◆ Written exercise ◆
Extract the run of lines that starts at the top of the records below and ends at the line with "import numpy as np", keeping both ends and excluding pictures.
# # # # # # #
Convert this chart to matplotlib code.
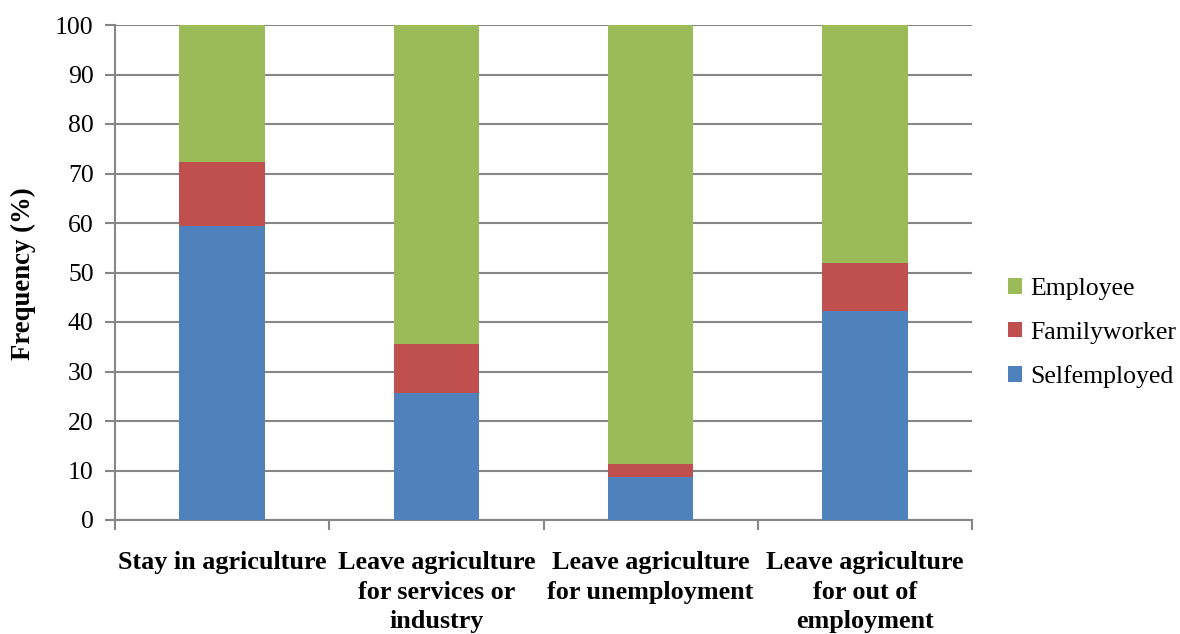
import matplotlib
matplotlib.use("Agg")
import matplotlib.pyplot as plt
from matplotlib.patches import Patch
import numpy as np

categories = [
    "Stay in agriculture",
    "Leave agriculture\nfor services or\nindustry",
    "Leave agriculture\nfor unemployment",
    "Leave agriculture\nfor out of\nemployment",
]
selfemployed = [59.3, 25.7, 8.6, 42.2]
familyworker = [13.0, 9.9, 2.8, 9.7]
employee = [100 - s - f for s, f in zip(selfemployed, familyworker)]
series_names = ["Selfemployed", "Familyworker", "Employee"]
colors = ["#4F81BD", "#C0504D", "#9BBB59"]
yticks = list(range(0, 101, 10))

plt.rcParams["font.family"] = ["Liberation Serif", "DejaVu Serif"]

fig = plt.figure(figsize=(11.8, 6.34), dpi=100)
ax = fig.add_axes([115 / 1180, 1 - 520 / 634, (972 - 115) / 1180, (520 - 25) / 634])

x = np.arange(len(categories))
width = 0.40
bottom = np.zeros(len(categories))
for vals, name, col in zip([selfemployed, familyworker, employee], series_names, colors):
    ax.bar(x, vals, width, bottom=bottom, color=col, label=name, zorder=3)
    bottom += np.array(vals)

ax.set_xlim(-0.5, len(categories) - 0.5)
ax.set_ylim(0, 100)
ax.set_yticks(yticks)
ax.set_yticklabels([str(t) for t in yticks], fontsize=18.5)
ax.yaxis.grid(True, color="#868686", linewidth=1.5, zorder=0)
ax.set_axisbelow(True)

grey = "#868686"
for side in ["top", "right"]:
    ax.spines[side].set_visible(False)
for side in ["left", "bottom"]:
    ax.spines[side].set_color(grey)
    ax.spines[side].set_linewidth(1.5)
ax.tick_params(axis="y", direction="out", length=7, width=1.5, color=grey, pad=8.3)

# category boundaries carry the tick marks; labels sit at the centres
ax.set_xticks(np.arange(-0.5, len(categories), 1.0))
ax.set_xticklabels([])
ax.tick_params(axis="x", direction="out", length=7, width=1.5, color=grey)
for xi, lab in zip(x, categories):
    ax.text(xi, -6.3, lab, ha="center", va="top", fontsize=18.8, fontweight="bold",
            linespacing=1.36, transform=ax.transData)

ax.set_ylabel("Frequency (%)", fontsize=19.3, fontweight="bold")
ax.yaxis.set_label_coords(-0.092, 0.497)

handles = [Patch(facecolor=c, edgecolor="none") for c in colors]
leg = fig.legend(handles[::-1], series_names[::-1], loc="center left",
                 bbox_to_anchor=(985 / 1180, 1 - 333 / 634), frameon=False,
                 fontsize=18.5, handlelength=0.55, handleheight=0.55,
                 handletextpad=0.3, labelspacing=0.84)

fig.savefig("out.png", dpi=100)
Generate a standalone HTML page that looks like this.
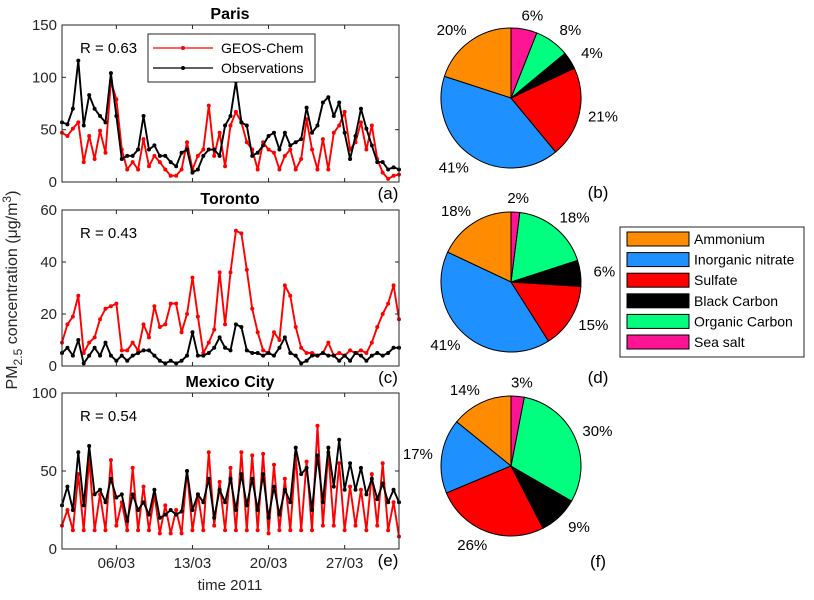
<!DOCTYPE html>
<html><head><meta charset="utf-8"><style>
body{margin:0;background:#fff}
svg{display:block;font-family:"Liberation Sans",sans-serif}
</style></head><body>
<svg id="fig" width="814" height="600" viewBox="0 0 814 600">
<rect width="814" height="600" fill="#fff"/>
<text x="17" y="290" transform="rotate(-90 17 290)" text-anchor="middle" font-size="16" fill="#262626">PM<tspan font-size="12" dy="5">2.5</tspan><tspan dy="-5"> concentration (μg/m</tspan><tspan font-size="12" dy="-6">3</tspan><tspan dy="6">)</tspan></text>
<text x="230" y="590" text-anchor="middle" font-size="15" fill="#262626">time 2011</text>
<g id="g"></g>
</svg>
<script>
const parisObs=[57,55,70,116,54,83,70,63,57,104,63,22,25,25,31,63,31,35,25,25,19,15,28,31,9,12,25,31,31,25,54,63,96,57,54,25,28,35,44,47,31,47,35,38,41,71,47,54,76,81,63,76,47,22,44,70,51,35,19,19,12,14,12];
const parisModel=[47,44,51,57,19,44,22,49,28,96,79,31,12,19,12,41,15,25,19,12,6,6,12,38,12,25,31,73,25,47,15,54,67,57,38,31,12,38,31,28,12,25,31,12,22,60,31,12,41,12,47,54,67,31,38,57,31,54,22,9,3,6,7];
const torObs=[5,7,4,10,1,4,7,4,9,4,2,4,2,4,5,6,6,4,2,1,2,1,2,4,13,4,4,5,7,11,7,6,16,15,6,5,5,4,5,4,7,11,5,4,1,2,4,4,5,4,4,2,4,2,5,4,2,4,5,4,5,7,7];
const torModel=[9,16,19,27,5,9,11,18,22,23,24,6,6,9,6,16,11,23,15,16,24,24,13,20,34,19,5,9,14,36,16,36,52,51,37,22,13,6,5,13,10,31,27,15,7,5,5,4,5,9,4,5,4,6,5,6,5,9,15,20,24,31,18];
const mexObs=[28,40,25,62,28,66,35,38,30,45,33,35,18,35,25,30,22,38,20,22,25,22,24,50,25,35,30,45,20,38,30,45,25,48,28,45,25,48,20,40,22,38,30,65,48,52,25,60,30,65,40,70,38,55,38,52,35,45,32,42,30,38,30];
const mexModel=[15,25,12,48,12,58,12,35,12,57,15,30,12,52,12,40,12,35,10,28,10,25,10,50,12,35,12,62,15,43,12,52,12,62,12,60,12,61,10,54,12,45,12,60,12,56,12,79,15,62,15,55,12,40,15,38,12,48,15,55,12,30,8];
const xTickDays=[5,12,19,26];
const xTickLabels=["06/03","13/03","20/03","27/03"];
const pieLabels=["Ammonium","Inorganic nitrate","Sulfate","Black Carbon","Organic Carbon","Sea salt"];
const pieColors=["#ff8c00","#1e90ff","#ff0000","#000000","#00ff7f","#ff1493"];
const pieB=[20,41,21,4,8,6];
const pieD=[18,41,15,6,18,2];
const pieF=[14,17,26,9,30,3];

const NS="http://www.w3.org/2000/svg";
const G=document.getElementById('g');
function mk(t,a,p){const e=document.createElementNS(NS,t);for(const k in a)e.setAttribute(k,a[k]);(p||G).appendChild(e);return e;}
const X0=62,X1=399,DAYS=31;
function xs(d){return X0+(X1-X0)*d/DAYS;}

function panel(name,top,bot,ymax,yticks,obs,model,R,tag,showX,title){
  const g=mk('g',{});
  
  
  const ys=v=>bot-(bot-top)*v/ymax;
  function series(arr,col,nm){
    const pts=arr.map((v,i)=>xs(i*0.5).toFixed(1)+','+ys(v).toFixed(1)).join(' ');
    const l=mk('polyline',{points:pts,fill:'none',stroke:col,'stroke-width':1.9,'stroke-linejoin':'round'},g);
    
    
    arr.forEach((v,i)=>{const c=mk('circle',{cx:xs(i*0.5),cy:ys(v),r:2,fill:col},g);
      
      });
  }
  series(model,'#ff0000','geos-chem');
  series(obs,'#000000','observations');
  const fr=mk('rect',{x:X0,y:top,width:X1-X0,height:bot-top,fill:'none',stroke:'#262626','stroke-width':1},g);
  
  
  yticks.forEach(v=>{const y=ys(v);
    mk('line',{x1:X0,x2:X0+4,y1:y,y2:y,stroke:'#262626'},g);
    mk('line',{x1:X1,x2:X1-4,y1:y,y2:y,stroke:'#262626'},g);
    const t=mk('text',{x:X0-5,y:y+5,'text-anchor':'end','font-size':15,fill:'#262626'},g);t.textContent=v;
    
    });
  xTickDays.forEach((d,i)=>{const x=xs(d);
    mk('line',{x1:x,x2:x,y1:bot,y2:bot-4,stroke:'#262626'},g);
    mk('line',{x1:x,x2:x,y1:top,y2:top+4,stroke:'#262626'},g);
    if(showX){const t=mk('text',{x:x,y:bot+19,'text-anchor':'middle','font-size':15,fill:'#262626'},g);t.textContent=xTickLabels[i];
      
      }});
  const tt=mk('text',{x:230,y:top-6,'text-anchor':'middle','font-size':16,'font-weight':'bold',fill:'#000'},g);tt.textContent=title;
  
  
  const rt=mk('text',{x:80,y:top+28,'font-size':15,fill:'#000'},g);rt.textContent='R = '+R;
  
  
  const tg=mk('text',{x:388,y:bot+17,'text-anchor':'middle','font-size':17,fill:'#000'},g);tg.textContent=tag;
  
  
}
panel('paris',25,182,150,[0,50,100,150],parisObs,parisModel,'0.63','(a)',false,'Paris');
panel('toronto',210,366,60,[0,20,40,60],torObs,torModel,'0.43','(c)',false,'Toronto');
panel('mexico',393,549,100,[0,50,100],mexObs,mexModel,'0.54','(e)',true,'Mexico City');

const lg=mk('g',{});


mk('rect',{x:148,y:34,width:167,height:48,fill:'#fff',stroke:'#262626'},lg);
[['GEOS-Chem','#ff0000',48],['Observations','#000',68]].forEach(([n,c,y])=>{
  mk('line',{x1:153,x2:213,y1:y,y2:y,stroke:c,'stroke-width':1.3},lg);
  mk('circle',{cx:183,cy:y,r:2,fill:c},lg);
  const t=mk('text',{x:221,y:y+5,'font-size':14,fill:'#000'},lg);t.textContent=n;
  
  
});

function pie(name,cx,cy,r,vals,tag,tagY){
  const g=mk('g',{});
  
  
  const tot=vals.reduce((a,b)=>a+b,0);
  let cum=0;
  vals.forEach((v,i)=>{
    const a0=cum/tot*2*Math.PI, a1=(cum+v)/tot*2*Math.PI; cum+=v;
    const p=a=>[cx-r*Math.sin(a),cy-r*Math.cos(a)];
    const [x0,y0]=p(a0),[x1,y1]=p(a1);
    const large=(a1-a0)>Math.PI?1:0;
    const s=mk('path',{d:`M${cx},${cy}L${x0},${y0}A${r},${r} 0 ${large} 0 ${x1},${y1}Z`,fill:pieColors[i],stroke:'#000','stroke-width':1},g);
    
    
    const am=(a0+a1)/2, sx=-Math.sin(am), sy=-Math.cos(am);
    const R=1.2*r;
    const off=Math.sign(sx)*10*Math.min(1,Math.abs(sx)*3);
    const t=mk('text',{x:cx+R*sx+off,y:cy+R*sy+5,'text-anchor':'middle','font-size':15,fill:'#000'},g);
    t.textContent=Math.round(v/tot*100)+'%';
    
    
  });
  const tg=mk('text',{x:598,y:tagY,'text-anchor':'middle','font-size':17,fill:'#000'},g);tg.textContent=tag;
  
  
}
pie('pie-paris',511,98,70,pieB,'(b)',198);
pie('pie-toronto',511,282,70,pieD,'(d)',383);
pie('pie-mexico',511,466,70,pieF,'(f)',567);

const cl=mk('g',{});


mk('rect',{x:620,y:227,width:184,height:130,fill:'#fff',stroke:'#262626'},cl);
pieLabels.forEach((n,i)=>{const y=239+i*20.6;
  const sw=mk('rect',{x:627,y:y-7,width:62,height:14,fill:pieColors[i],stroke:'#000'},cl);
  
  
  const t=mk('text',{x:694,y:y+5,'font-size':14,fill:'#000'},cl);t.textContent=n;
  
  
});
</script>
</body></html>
# # # # # # #
◆ Solution to the problem ◆
Convert this chart to matplotlib code.
import matplotlib
matplotlib.use("Agg")
import matplotlib.pyplot as plt
from matplotlib.patches import Patch
import numpy as np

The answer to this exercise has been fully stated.